CHP’li üyelerin TBMM Başkanı’na sunduğu dilekçeye SÖZCÜ ulaştı. Rapora CHP’nin itirazlarının ne olduğunu o dilekçeden aktaralım: “Siyasi ahlak açısından; rapor üzerinde yaptığımız incelemede, 26 Mayıs 2017 tarihinde tarafımıza sunulan ve kamuoyuyla da paylaşılan taslak raporda yer almayan, partimizi suçlayan ağır iftiraların taslak rapor tarafımıza teslim edildikten sonra rapora eklendiği ve raporun nihai halinin CHP’li üyelerden gizlendiği ortadadır. Komisyon raporuna ‘Siyaset’ başlığı altına sonradan eklenen ve tarafımıza 26 Mayıs 2017’de teslim edilen taslak raporda yer almayan bu iftiraları kabul etmediğimizi vurgulamak istiyoruz. Bir oldubitti ile bizim incelemediğimiz ve dolayısıyla görüşlerimizi belirtmediğimiz unsurların eklendiği bir metnin nihai komisyon raporu olarak TBMM Başkanlığı’na sunulması açıkça bir İçtüzük ve Anayasa ihlalidir; siyasi ahlak ile de uyuşmaz.

İFTİRA NİTELİĞİNDE

Muhalefet şerhine esas aldığımız ve taslak raporda yer almayan, ancak sonradan eklenen iftira niteliğindeki bu ifadelerin, raporun TBMM Başkanlığı’na teslim edilecek nüshasında ortaya çıkmasının, gerek TBMM’nin çalışma usul ve kültürüne, gerekse de etik kurallara uymamaktadır.
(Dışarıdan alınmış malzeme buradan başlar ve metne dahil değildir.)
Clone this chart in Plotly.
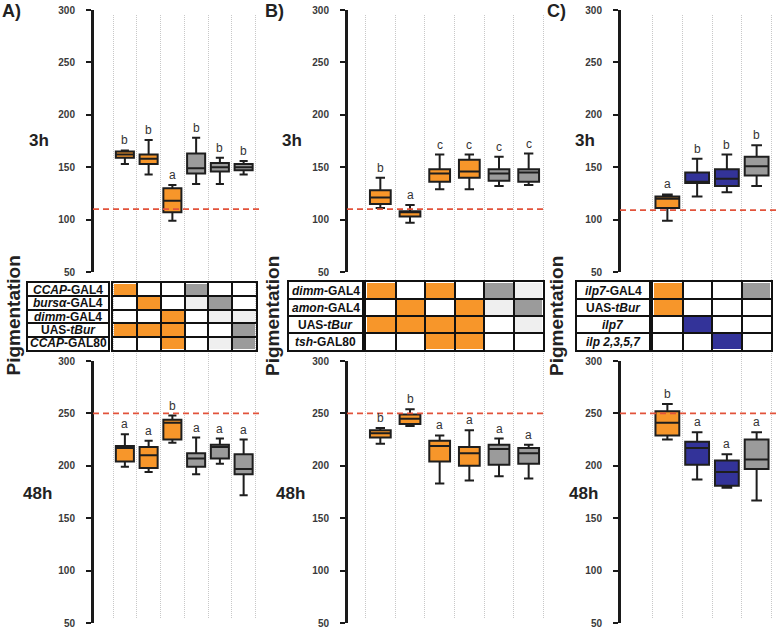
import plotly.graph_objects as go

W, H = 778, 630
FONT = "Liberation Sans"

# ---------------- data ----------------
ORANGE = "#F7962A"
GRAY = "#9B9B9B"
LIGHT = "#EFEFEF"
BLUE = "#333399"
WHITE = "#FFFFFF"

# Panel A
A_colors = ["O", "O", "O", "G", "G", "G"]
A_3h_lower = [153, 143, 99, 134, 134, 143]
A_3h_q1 = [159, 153, 107, 144, 146, 147]
A_3h_med = [162, 158, 118, 149, 150, 150]
A_3h_q3 = [165, 162, 130, 163, 154, 153]
A_3h_upper = [166, 176, 133, 178, 159, 156]
A_3h_letters = ["b", "b", "a", "b", "b", "b"]
A_48h_lower = [199, 194, 222, 192, 202, 172]
A_48h_q1 = [204, 198, 225, 199, 207, 192]
A_48h_med = [217, 210, 241, 207, 218, 197]
A_48h_q3 = [219, 218, 244, 212, 220, 211]
A_48h_upper = [230, 224, 248, 227, 226, 225]
A_48h_letters = ["a", "a", "b", "a", "a", "a"]
A_rows = ["<i>CCAP</i>-GAL4", "<i>bursα</i>-GAL4", "<i>dimm</i>-GAL4",
          "UAS-<i>tBur</i>", "<i>CCAP</i>-GAL80"]
A_table = ["OWWGWW", "WOWLGW", "WWOWLL", "OOOWWG", "WWOWLG"]
A_thr_3h, A_thr_48h = 110, 250

# Panel B
B_colors = ["O", "O", "O", "O", "G", "G"]
B_3h_lower = [111, 97, 129, 129, 132, 133]
B_3h_q1 = [115, 103, 136, 140, 137, 136]
B_3h_med = [121, 107, 144, 146, 144, 145]
B_3h_q3 = [128, 108, 148, 157, 148, 148]
B_3h_upper = [140, 114, 162, 162, 160, 163]
B_3h_letters = ["b", "a", "c", "c", "c", "c"]
B_48h_lower = [221, 238, 183, 186, 190, 188]
B_48h_q1 = [227, 240, 204, 200, 201, 202]
B_48h_med = [231, 245, 219, 212, 216, 212]
B_48h_q3 = [234, 249, 224, 218, 220, 217]
B_48h_upper = [236, 254, 229, 234, 226, 220]
B_48h_letters = ["b", "b", "a", "a", "a", "a"]
B_rows = ["<i>dimm</i>-GAL4", "<i>amon</i>-GAL4", "UAS-<i>tBur</i>", "<i>tsh</i>-GAL80"]
B_table = ["OWOWGL", "WOWOLG", "OOOOWL", "WWOOWW"]
B_thr_3h, B_thr_48h = 110, 250

# Panel C
C_colors = ["O", "B", "B", "G"]
C_3h_lower = [99, 122, 126, 132]
C_3h_q1 = [111, 135, 132, 142]
C_3h_med = [120, 136, 139, 151]
C_3h_q3 = [122, 145, 148, 160]
C_3h_upper = [124, 158, 162, 171]
C_3h_letters = ["a", "b", "b", "b"]
C_48h_lower = [225, 187, 179, 167]
C_48h_q1 = [229, 201, 181, 197]
C_48h_med = [241, 217, 194, 206]
C_48h_q3 = [252, 223, 205, 225]
C_48h_upper = [259, 232, 211, 232]
C_48h_letters = ["b", "a", "a", "a"]
C_rows = ["<i>ilp7</i>-GAL4", "UAS-<i>tBur</i>", "<i>ilp7</i>", "<i>ilp 2,3,5,7</i>"]
C_table = ["OWWG", "OWWW", "WBWW", "WWBW"]
C_thr_3h, C_thr_48h = 109, 250

y_ticks = [50, 100, 150, 200, 250, 300]

COLOR = {"O": ORANGE, "G": GRAY, "L": LIGHT, "B": BLUE, "W": WHITE}
CODE = {"W": 0, "L": 1, "G": 2, "O": 3, "B": 4}
CSCALE = [[0, WHITE], [0.125, WHITE], [0.125, LIGHT], [0.375, LIGHT],
          [0.375, GRAY], [0.625, GRAY], [0.625, ORANGE], [0.875, ORANGE],
          [0.875, BLUE], [1, BLUE]]

# ---------------- layout geometry (pixels) ----------------
def fx(p):
    return p / W

def fy(p):
    return 1 - p / H

panels = [
    dict(name="A", axis=93, c0=113, c1=255.5, right=260, n=6, bw=0.76,
         tab_x=(113, 256), tab_y=(283, 350), lab_x=(28, 108),
         colors=A_colors, rows=A_rows, table=A_table,
         d3=(A_3h_lower, A_3h_q1, A_3h_med, A_3h_q3, A_3h_upper, A_3h_letters, A_thr_3h),
         d48=(A_48h_lower, A_48h_q1, A_48h_med, A_48h_q3, A_48h_upper, A_48h_letters, A_thr_48h),
         tag=(0, 11), pig=12.5, h3=(27, 140), h48=(21, 493)),
    dict(name="B", axis=347, c0=365.5, c1=543.5, right=545, n=6, bw=0.7,
         tab_x=(366, 543), tab_y=(282, 350), lab_x=(289, 362),
         colors=B_colors, rows=B_rows, table=B_table,
         d3=(B_3h_lower, B_3h_q1, B_3h_med, B_3h_q3, B_3h_upper, B_3h_letters, B_thr_3h),
         d48=(B_48h_lower, B_48h_q1, B_48h_med, B_48h_q3, B_48h_upper, B_48h_letters, B_thr_48h),
         tag=(263, 11), pig=272, h3=(280, 140), h48=(274, 493)),
    dict(name="C", axis=620, c0=652.5, c1=771.5, right=778, n=4, bw=0.8,
         tab_x=(653, 771), tab_y=(282, 350), lab_x=(577, 649),
         colors=C_colors, rows=C_rows, table=C_table,
         d3=(C_3h_lower, C_3h_q1, C_3h_med, C_3h_q3, C_3h_upper, C_3h_letters, C_thr_3h),
         d48=(C_48h_lower, C_48h_q1, C_48h_med, C_48h_q3, C_48h_upper, C_48h_letters, C_thr_48h),
         tag=(545, 11), pig=556, h3=(573, 140), h48=(567, 493)),
]

TOP_Y = (10, 272)
BOT_Y = (361, 623)
BG_Y = (15, 618)

fig = go.Figure()
layout = dict(width=W, height=H, margin=dict(l=0, r=0, t=0, b=0, autoexpand=False),
              paper_bgcolor="white", plot_bgcolor="rgba(0,0,0,0)",
              boxmode="overlay", showlegend=False)
annotations = []
shapes = []

def ax_name(i):
    return "" if i == 1 else str(i)

hidden_x = dict(showticklabels=False, ticks="", showgrid=False, zeroline=False,
                showline=False, fixedrange=True, automargin=False)

np_ = len(panels)
for pi, P in enumerate(panels):
    n = P["n"]
    unit = (P["c1"] - P["c0"]) / n
    xr = [0.5 - (P["c0"] - P["axis"]) / unit, n + 0.5 + (P["right"] - P["c1"]) / unit]
    xdom = [fx(P["axis"]), fx(P["right"])]
    bounds = [k + 0.5 for k in range(n + 1)]

    # background dotted column separators
    i_bg = 1 + pi
    s = ax_name(i_bg)
    fig.add_trace(go.Scatter(x=[None], y=[None], xaxis="x" + s, yaxis="y" + s,
                             hoverinfo="skip"))
    layout["xaxis" + s] = dict(domain=xdom, range=xr, anchor="y" + s,
                               tickmode="array", tickvals=bounds, showgrid=True,
                               gridcolor="#C8C8C8", griddash="1px,1px", gridwidth=1,
                               showticklabels=False, ticks="", zeroline=False,
                               showline=False, fixedrange=True, automargin=False)
    layout["yaxis" + s] = dict(domain=[fy(BG_Y[1]), fy(BG_Y[0])], range=[0, 1],
                               anchor="x" + s, visible=False, automargin=False)

    # box plots top / bottom
    for ti, (ydom_px, data) in enumerate([(TOP_Y, P["d3"]), (BOT_Y, P["d48"])]):
        idx = 1 + np_ + ti * np_ + pi
        s = ax_name(idx)
        lower, q1, med, q3, upper, letters, thr = data
        for k in range(n):
            fig.add_trace(go.Box(
                x=[k + 1], q1=[q1[k]], median=[med[k]], q3=[q3[k]],
                lowerfence=[lower[k]], upperfence=[upper[k]],
                fillcolor=COLOR[P["colors"][k]],
                line=dict(color="#1E1E1E", width=2),
                width=P["bw"], whiskerwidth=0.45, boxpoints=False,
                xaxis="x" + s, yaxis="y" + s, hoverinfo="skip"))
            annotations.append(dict(
                x=k + 1, y=upper[k], xref="x" + s, yref="y" + s,
                text=letters[k], showarrow=False, yanchor="bottom", yshift=1,
                font=dict(family=FONT, size=12, color="#333333")))
        layout["xaxis" + s] = dict(domain=xdom, range=xr, anchor="y" + s, **hidden_x)
        layout["yaxis" + s] = dict(
            domain=[fy(ydom_px[1]), fy(ydom_px[0])], range=[50, 300],
            anchor="x" + s, tickmode="array", tickvals=y_ticks,
            showline=True, linecolor="#1A1A1A", linewidth=2,
            ticks="outside", ticklen=5, tickwidth=2, tickcolor="#1A1A1A",
            ticklabelstandoff=9,
            tickfont=dict(family=FONT, size=10, color="#3A3A3A", weight="bold"),
            showgrid=False, zeroline=False, fixedrange=True, automargin=False)
        # axis spine (drawn explicitly so it sits above overlapping subplots)
        shapes.append(dict(type="line", xref="x" + s + " domain", yref="y" + s + " domain",
                           x0=0, x1=0, y0=0, y1=1, layer="above",
                           line=dict(color="#1A1A1A", width=2)))
        shapes.append(dict(type="line", xref="x" + s + " domain", yref="y" + s,
                           x0=0, x1=1, y0=thr, y1=thr,
                           line=dict(color="#E2533B", width=1.6, dash="6px,4px")))

    # table of genotypes
    nr = len(P["rows"])
    idx = 1 + 3 * np_ + pi
    s = ax_name(idx)
    z = [[CODE[c] for c in row] for row in P["table"]]
    fig.add_trace(go.Heatmap(z=z, x=list(range(n)), y=list(range(nr)),
                             colorscale=CSCALE, zmin=0, zmax=4, showscale=False,
                             xgap=2, ygap=2, xaxis="x" + s, yaxis="y" + s,
                             hoverinfo="skip"))
    grid_common = dict(showgrid=True, gridcolor="#111111", gridwidth=2,
                       showticklabels=False, ticks="", zeroline=False,
                       showline=True, mirror=True, linecolor="#111111",
                       linewidth=2, fixedrange=True, tickmode="array",
                       automargin=False)
    layout["xaxis" + s] = dict(domain=[fx(P["tab_x"][0]), fx(P["tab_x"][1])],
                               range=[-0.5, n - 0.5], anchor="y" + s,
                               tickvals=[k - 0.5 for k in range(n + 1)], **grid_common)
    layout["yaxis" + s] = dict(domain=[fy(P["tab_y"][1]), fy(P["tab_y"][0])],
                               range=[nr - 0.5, -0.5], anchor="x" + s,
                               tickvals=[k - 0.5 for k in range(nr + 1)], **grid_common)

    # row labels
    idx = 1 + 4 * np_ + pi
    s = ax_name(idx)
    fig.add_trace(go.Heatmap(z=[[0] for _ in range(nr)], x=[0], y=list(range(nr)),
                             colorscale=[[0, WHITE], [1, WHITE]], showscale=False,
                             xgap=2, ygap=2, xaxis="x" + s, yaxis="y" + s,
                             hoverinfo="skip"))
    layout["xaxis" + s] = dict(domain=[fx(P["lab_x"][0]), fx(P["lab_x"][1])],
                               range=[-0.5, 0.5], anchor="y" + s,
                               tickvals=[-0.5, 0.5], **grid_common)
    layout["yaxis" + s] = dict(domain=[fy(P["tab_y"][1]), fy(P["tab_y"][0])],
                               range=[nr - 0.5, -0.5], anchor="x" + s,
                               tickvals=[k - 0.5 for k in range(nr + 1)], **grid_common)
    for r, lab in enumerate(P["rows"]):
        annotations.append(dict(x=0, y=r, xref="x" + s, yref="y" + s, text=lab,
                                showarrow=False,
                                font=dict(family=FONT, size=12, color="#111111",
                                          weight="bold")))

    # panel texts
    annotations.append(dict(x=fx(P["tag"][0]), y=fy(P["tag"][1]), xref="paper", yref="paper",
                            text=P["name"] + ")", showarrow=False, xanchor="left",
                            yanchor="middle",
                            font=dict(family=FONT, size=18, color="#222222", weight="bold")))
    annotations.append(dict(x=fx(P["pig"]), y=fy(316), xref="paper", yref="paper",
                            text="Pigmentation", showarrow=False, textangle=-90,
                            xanchor="center", yanchor="middle",
                            font=dict(family=FONT, size=19, color="#222222", weight="bold")))
    annotations.append(dict(x=fx(P["h3"][0]), y=fy(P["h3"][1]), xref="paper", yref="paper",
                            text="3h", showarrow=False, xanchor="left", yanchor="middle",
                            font=dict(family=FONT, size=17, color="#222222", weight="bold")))
    annotations.append(dict(x=fx(P["h48"][0]), y=fy(P["h48"][1]), xref="paper", yref="paper",
                            text="48h", showarrow=False, xanchor="left", yanchor="middle",
                            font=dict(family=FONT, size=17, color="#222222", weight="bold")))

layout["annotations"] = annotations
layout["shapes"] = shapes
fig.update_layout(**layout)
fig.write_html("out.html", config={"displayModeBar": False},
               post_script="document.body.style.margin='0';")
Eğer tashih ve redaksiyonun ötesinde, yeni içerik eklenmesi gerekliliği oluştu ise yapılan her türlü ekleme ve değişiklik konusunda komisyon üyeleri olarak bilgilendirilmemiz gerekirdi. Raporun bu yeni halinin üyelere dağıtılması ve yeniden görüş istenmesi hem usul hem de siyasi ahlakın gereğidir.

SONUÇ YOK

Sonuç olarak; 26 Mayıs 2017 tarihinde komisyon üyelerine gönderilen taslak raporda yapılan tashih ve redaksiyon dışındaki düzeltmeler haricinde yapılmış olan eklemelerin metinden çıkarılmasını talep ediyoruz. Bu yapılmadığı taktirde de, yapılan eklemeler üzerindeki inceleme ve görüş bildirme haklarımız TBMM İçtüzüğü’ne aykırı bir biçimde engellenerek TBMM Başkanlığı’na basılmak ve dağıtılmak üzere Komisyon Başkanlığı tarafından 12 Temmuz 2017 tarihinde sunulan rapor metninin, tarafımıza ek inceleme ve ek görüş bildirme imkanı tanınması talimatıyla iade edilmesi hususunda gereğini arz ederiz.”

CHP, bir sonuç alamadı. ‘Darbe Araştırma Raporu’nu soracak olursanız, o rapor da TBMM’de görüşülmüyor.